During that stretch, the deadline passed with the Red Wings standing pat aside from sending winger Klim Kostin to the San Jose Sharks in a housekeeping move. The message from Yzerman to his team was clear: for better or for worse, this is the group the Red Wings were going to press on with. Perhaps it was a mistake not to add any reinforcements to the roster, perhaps that losing streak was proof that this team isn’t worth investing future assets into for a playoff push – at least not yet.
Regardless, despite all the talent that Yzerman has added to the roster over the last two seasons, Lalonde’s Red Wings squandered prime playoff positioning and now find themselves with zero room for error with under a dozen games left to go in their season.
Perhaps the most damning is that the Red Wings’ collapse came on the heels of the Red Wings’ spotlight at the Detroit Economic Club where several team representatives, including Yzerman, Lalonde, Dylan Larkin, Alex DeBrincat and Moritz Seider, spoke about the status of the team now and into the future. During that presentation, Lalonde mentioned that the Red Wings do not have any “one percent-ers” like Nathan MacKinnon, Connor McDavid and Nikita Kucherov:
“No disrespect,” Lalonde said, “we have stars, and we have three of them sitting right here…we don’t have that guy that’s going to carry it, it’s been a team effort.”
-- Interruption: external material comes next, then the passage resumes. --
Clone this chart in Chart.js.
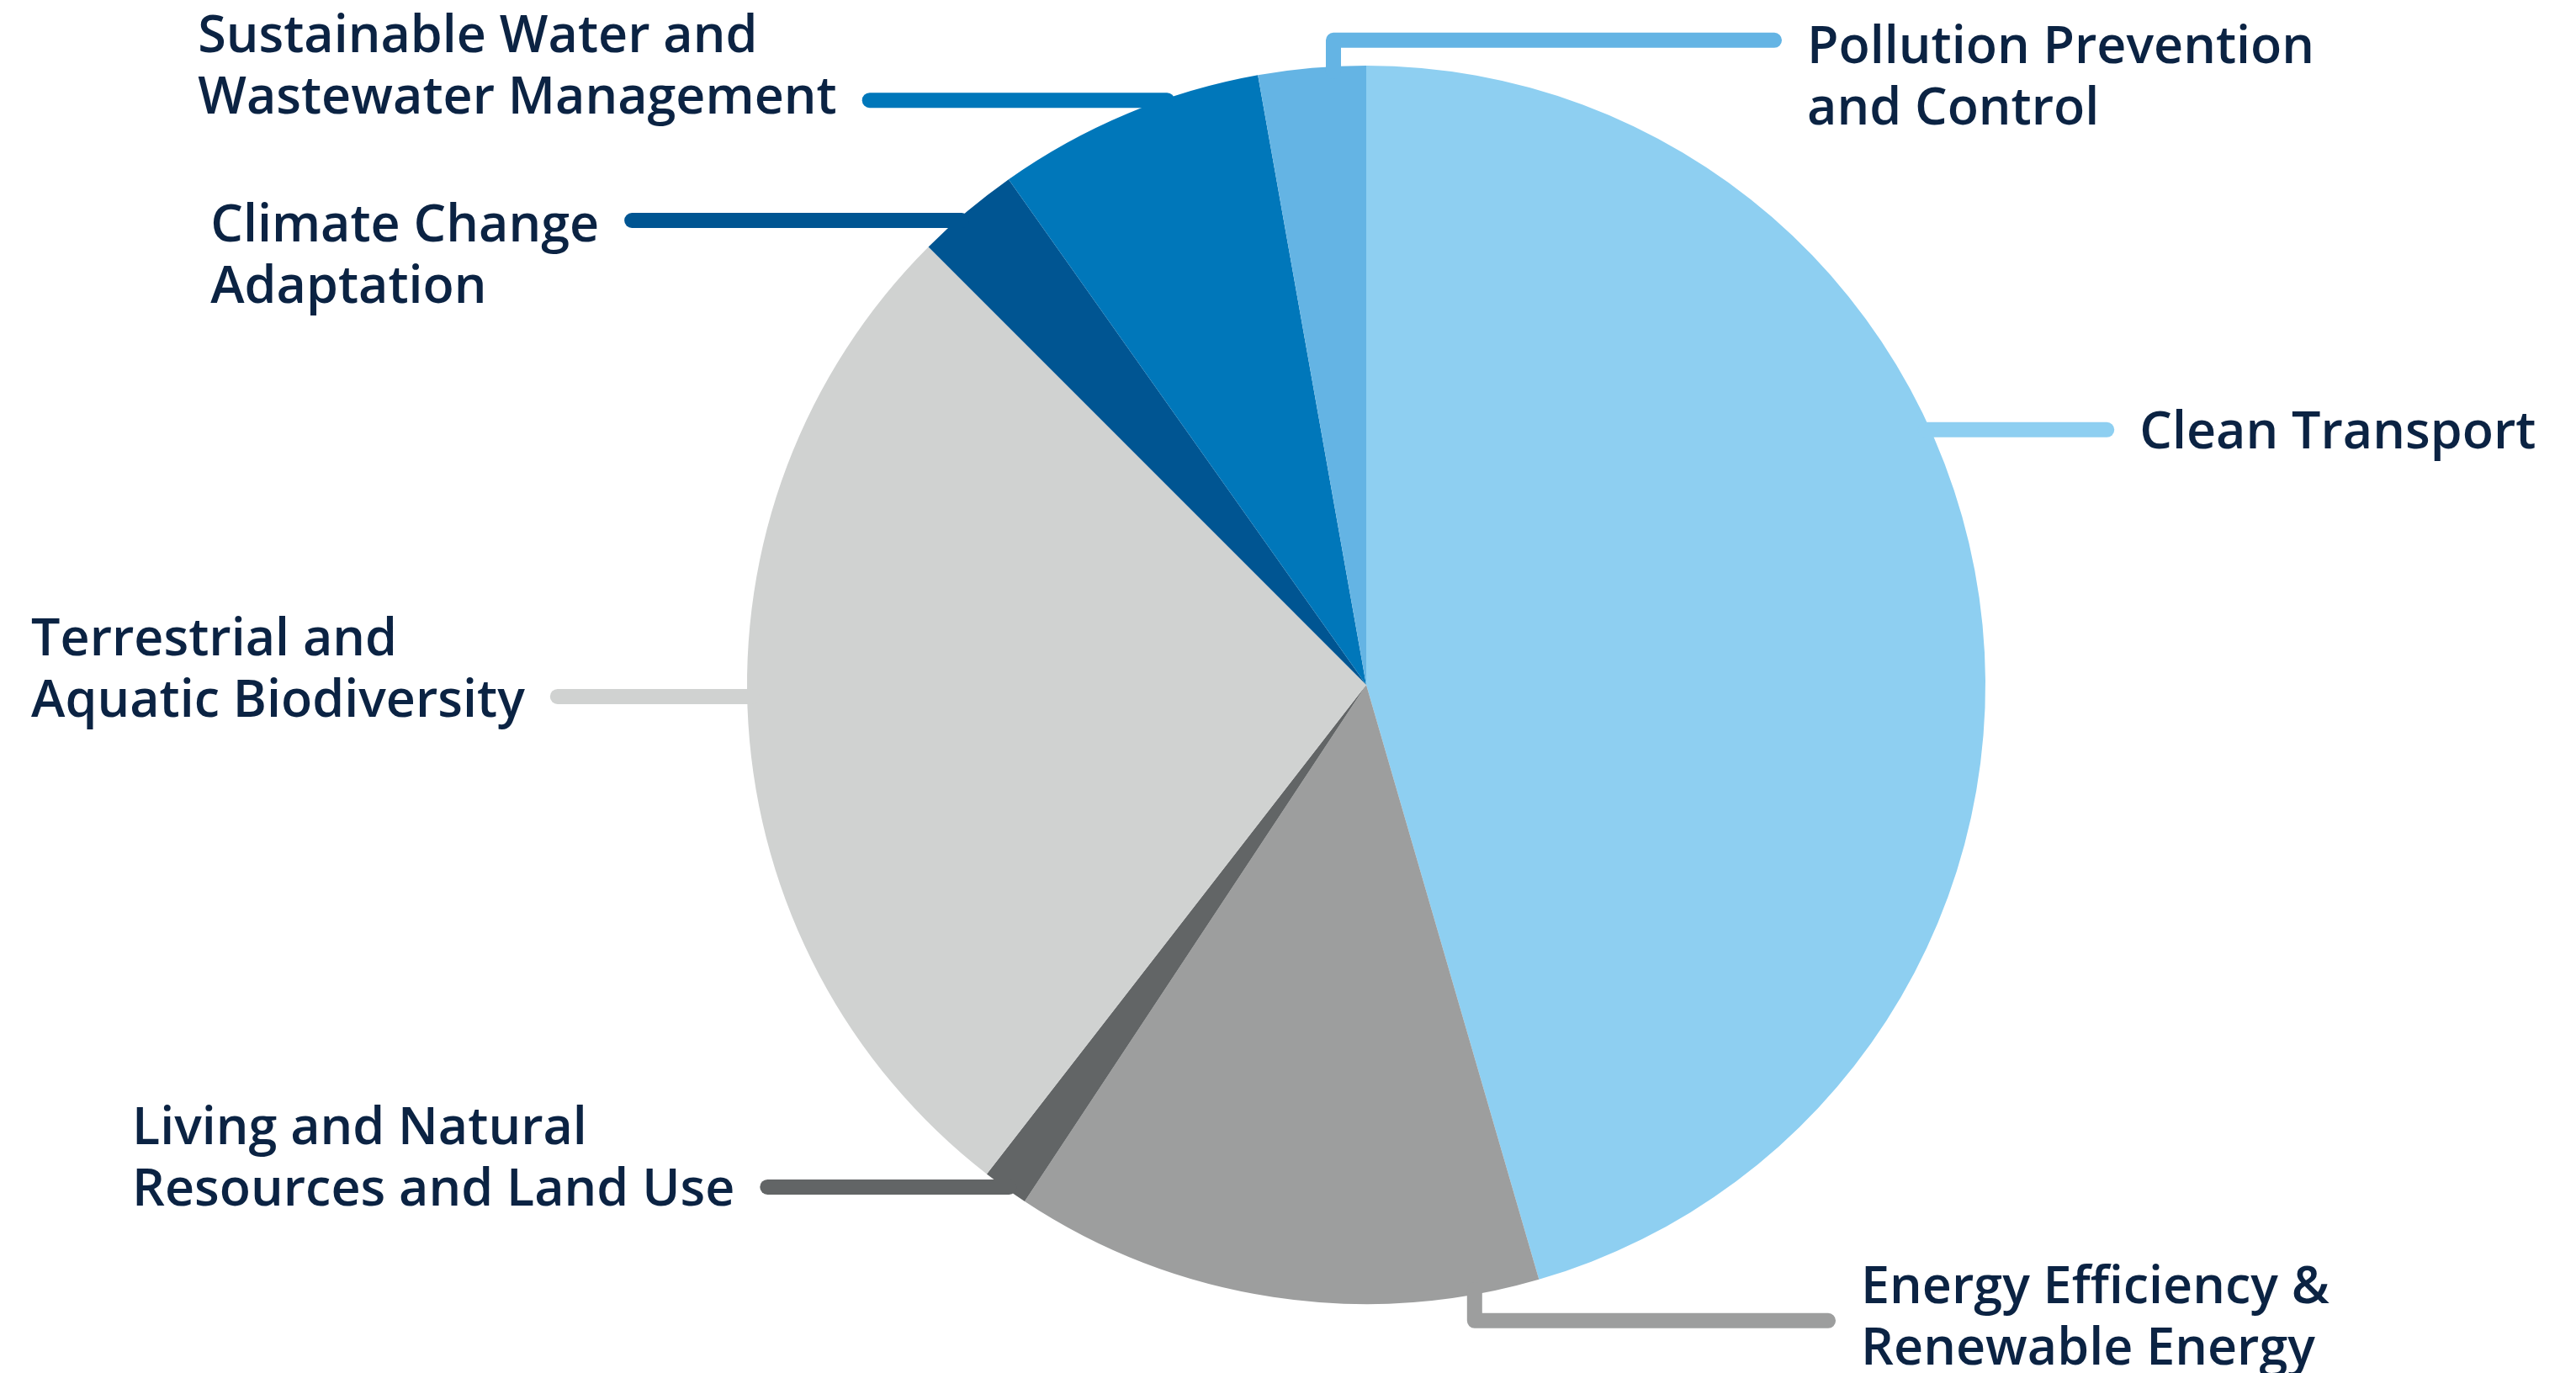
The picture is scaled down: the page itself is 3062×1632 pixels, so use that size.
<!DOCTYPE html>
<html lang="en">
<head>
<meta charset="utf-8">
<title>Asignación por categoría</title>
<script src="https://cdn.jsdelivr.net/npm/chart.js@4.4.1/dist/chart.umd.min.js"></script>
<style>
    html, body { margin: 0; padding: 0; background: #ffffff; }
    #contenedor { width: 3062px; height: 1632px; }
</style>
</head>
<body>
<div id="contenedor"><canvas id="grafico-categorias" width="3062" height="1632"></canvas></div>
<script>
// --- DATOS ---
const categorias = [
    ['Clean Transport'],
    ['Energy Efficiency &', 'Renewable Energy'],
    ['Living and Natural', 'Resources and Land Use'],
    ['Terrestrial and', 'Aquatic Biodiversity'],
    ['Climate Change', 'Adaptation'],
    ['Sustainable Water and', 'Wastewater Management'],
    ['Pollution Prevention', 'and Control']
];
const porcentajes = [45.5, 13.8, 1.2, 27.0, 2.7, 7.0, 2.8];
const colores = ['#8ecff1', '#9d9e9e', '#626566', '#d0d2d1', '#005592', '#0077ba', '#64b4e4'];

// --- ESTILO DE LAS ETIQUETAS ---
const COLOR_TEXTO = '#0b2343';
const FUENTE = '600 61px "Open Sans"';
const INTERLINEA = 73;
const GROSOR = 18;
const SEPARACION = 30;

// Guías de cada etiqueta, en radios y relativas al centro del pastel.
// 'h': línea horizontal a la altura "en" hasta x = "fin".
// 'v': línea vertical en x = "en" hasta y = "codo", luego horizontal hasta x = "fin".
// "base" es el desplazamiento (px) de la primera línea de texto respecto a la guía.
const guias = [
    { dir: 'h', en: -0.412, fin: 1.196, base: 22 },
    { dir: 'v', en: 0.175, codo: 1.027, fin: 0.746, base: -21 },
    { dir: 'h', en: 0.811, fin: -0.967, base: -51 },
    { dir: 'h', en: 0.019, fin: -1.306, base: -49 },
    { dir: 'h', en: -0.750, fin: -1.186, base: 25 },
    { dir: 'h', en: -0.944, fin: -0.802, base: -57 },
    { dir: 'v', en: -0.053, codo: -1.041, fin: 0.659, base: 27 }
];

// Plugin: dibuja las líneas guía y el texto de cada categoría
const etiquetasConGuias = {
    id: 'etiquetasConGuias',
    afterDatasetsDraw(chart) {
        const ctx = chart.ctx;
        const arcos = chart.getDatasetMeta(0).data;
        const cx = arcos[0].x;
        const cy = arcos[0].y;
        const r = arcos[0].outerRadius;

        ctx.save();
        ctx.lineWidth = GROSOR;
        ctx.lineCap = 'round';
        ctx.lineJoin = 'round';
        ctx.font = FUENTE;
        ctx.textAlign = 'left';
        ctx.textBaseline = 'alphabetic';

        guias.forEach((g, i) => {
            const xFin = cx + g.fin * r;
            let yGuia, puntos;
            if (g.dir === 'h') {
                const dy = g.en * r;
                const borde = Math.sqrt(r * r - dy * dy) - 6;
                yGuia = cy + dy;
                puntos = [[cx + Math.sign(g.fin) * borde, yGuia], [xFin, yGuia]];
            } else {
                const dx = g.en * r;
                const borde = Math.sqrt(r * r - dx * dx) - 6;
                yGuia = cy + g.codo * r;
                puntos = [[cx + dx, cy + Math.sign(g.codo) * borde], [cx + dx, yGuia], [xFin, yGuia]];
            }

            ctx.strokeStyle = colores[i];
            ctx.beginPath();
            ctx.moveTo(puntos[0][0], puntos[0][1]);
            puntos.slice(1).forEach(p => ctx.lineTo(p[0], p[1]));
            ctx.stroke();

            // Texto: a la derecha o a la izquierda del final de la guía
            const lineas = categorias[i];
            const ancho = Math.max(...lineas.map(l => ctx.measureText(l).width));
            const xTexto = g.fin > 0
                ? xFin + GROSOR / 2 + SEPARACION
                : xFin - GROSOR / 2 - SEPARACION - ancho;
            ctx.fillStyle = COLOR_TEXTO;
            lineas.forEach((linea, j) => {
                ctx.fillText(linea, xTexto, yGuia + g.base + j * INTERLINEA);
            });
        });
        ctx.restore();
    }
};

const ctx = document.getElementById('grafico-categorias').getContext('2d');
new Chart(ctx, {
    type: 'pie',
    data: {
        labels: categorias,
        datasets: [{
            data: porcentajes,
            backgroundColor: colores,
            borderWidth: 0,
            hoverOffset: 0
        }]
    },
    options: {
        responsive: false,
        animation: false,
        events: [],
        layout: { padding: { left: 888, right: 702, top: 78, bottom: 82 } },
        plugins: {
            legend: { display: false },
            tooltip: { enabled: false }
        }
    },
    plugins: [etiquetasConGuias]
});
</script>
</body>
</html>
Once the players had a chance to speak, Seider seemed to take exception to his coach’s analysis.
“Maybe we get a little argument with the coach after because I do believe we got some pretty damn good superstars on our team,” Seider said in response to a question about Lucas Raymond’s development. The team followed this up with a season-altering losing streak.
Lalonde’s “Honeymoon Phase” is Over
Perhaps there’s nothing to this; after all, correlation does not mean causation. Furthermore, the Red Wings’ depth chart took a massive hit when Larkin missed a little over two weeks following the team’s game on Mar. 2. His absence in the lineup certainly had a bigger impact on the team’s skid than anything that was said back in February. It isn’t too farfetched, however, to suggest that Lalonde’s comments rubbed the team the wrong way, especially because they came during the team’s most successful stint of the season.
When Larkin did leave the lineup, the Red Wings were unable to adapt, getting shutout twice during that losing streak, including a winnable game against an Arizona Coyotes team that was in the middle of a rough stretch of their own. Any team would find it harder to win games without their captain and top center, but the best teams – and the best coached teams – gameplan accordingly and give themselves a chance to overcome a high level of adversity like that. The Red Wings did not; their defensive play was uninspired and their offense suddenly looked like strangers playing a pick-up game together for the first time.
That’s on coaching. Either the team wasn’t and hasn’t been prepared to play, or they aren’t buying into whatever the coaching staff is selling. The team certainly shoulders their fair share of the blame, but to endure lifeless, embarrassing losses with the playoffs on the line is a tough look for a team that was supposed to be leaving those types of games in the past.
But one look back to the past shows how far this team has come under Lalonde’s watch. He deserves credit for overseeing the growth of Raymond and Seider, as well as the Red Wings’ progress as a whole. Hockey history is filled with coaches who did a lot less with a lot more than what Lalonde has to work with.
Less than two years into his tenure, Lalonde’s Red Wings are in the playoff race. In other years, that might have been enough to endear him to fans indefinitely. But in a year where fans’ hunger for playoff hockey is rumbling throughout the city of Detroit, where they finish – or perhaps how they finish – could shape public opinion of “Newsy” for the foreseeable future.
In other words, it’s just another month in the life of an NHL head coach.